Uit recente rechtspraak blijkt ook dat zonevreemde functiewijzigingen niet zomaar met elkaar gecombineerd kunnen worden om bijvoorbeeld een particuliere woning én een opslagruimte én een kantoor te realiseren.
De wetgeving over zonevreemde basisrechten wordt aangevuld met beleidsvisies en adviezen. Zelfs als er voldaan is aan expliciete wetgevende eisen – bijvoorbeeld rond de maximale oppervlakte van een kantoor in zonevreemd gebied (100 m²) – kan een dossier worden geweigerd op basis van de toetsing aan de goede ruimtelijke ordening.

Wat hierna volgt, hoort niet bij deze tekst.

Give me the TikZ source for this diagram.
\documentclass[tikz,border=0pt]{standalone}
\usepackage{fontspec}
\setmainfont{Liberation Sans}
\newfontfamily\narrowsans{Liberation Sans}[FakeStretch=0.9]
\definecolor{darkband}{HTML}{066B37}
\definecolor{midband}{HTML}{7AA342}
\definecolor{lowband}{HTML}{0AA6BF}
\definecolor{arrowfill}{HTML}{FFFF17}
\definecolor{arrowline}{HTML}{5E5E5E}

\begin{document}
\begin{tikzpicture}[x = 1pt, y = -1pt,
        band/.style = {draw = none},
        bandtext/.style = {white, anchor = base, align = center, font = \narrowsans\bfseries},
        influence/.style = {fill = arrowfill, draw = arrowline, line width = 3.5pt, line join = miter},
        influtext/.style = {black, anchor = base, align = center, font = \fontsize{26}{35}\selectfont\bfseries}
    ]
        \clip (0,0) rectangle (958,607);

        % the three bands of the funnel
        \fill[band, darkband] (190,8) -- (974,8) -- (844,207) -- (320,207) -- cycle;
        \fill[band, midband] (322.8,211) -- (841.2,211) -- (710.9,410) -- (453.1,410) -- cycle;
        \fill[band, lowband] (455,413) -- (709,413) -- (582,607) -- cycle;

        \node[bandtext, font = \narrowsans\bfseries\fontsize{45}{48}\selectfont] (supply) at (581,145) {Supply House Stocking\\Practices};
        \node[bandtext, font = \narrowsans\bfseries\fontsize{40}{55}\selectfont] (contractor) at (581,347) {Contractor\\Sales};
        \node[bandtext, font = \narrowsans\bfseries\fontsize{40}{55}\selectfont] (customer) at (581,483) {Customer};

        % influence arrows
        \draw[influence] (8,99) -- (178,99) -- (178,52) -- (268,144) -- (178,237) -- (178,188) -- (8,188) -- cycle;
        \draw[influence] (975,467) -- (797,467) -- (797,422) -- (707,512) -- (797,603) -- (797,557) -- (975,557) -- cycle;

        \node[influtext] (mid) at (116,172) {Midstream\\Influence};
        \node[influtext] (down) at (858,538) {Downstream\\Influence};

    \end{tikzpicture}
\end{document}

Richtlijnen voor de architect bij de start van een project
NAV raadt aan dat:
- De architect potentiële kopers van (voormalige) landbouwhoeves adviseert om vóór de aankoop contact op te nemen met de gemeente en het Departement Landbouw & Visserij rond hun standpunt over de functiewijziging van een zonevreemd goed en eventuele verbouwingswerken. Het behoort namelijk tot de bijstands- en adviesverbintenis van de architect, specifiek de juridische bijstandsverbintenis, om de opdrachtgever te adviseren over de wetgeving, procedures en aandachtspunten inzake omgevingsrecht, ruimtelijke ordening en stedenbouw.
- Er een goede analyse van de bouwfysische situatie van de constructies gebeurt. In een arrest van het Handhavingscollege van 28 januari 2021 werd de opdrachthoudende architect namelijk mee veroordeeld tot het betalen van een bestuurlijke geldboete, omdat hij de stabiliteitssituatie van een zonevreemde constructie niet correct had ingeschat. Hierdoor drong een herbouw van een zonevreemde constructie zich op tijdens de uitvoering van de werkzaamheden, wat een stedenbouwkundige inbreuk is. De architect werd, door zijn gebrekkige inschatting van de stabiliteitssituatie, mee als overtreder beschouwd.
Conclusie
De Vlaamse overheid wil hergebruik van bestaand patrimonium wel stimuleren, maar zonder de bebouwings- of verhardingsgraad in zonevreemd gebied te verhogen. In dat opzicht blijf je beter voorzichtig bij een herinvulling van een zonevreemd goed. Een vooroverleg met de gemeente en met de adviesinstanties over zonevreemde dossiers is daarom sterk aangeraden.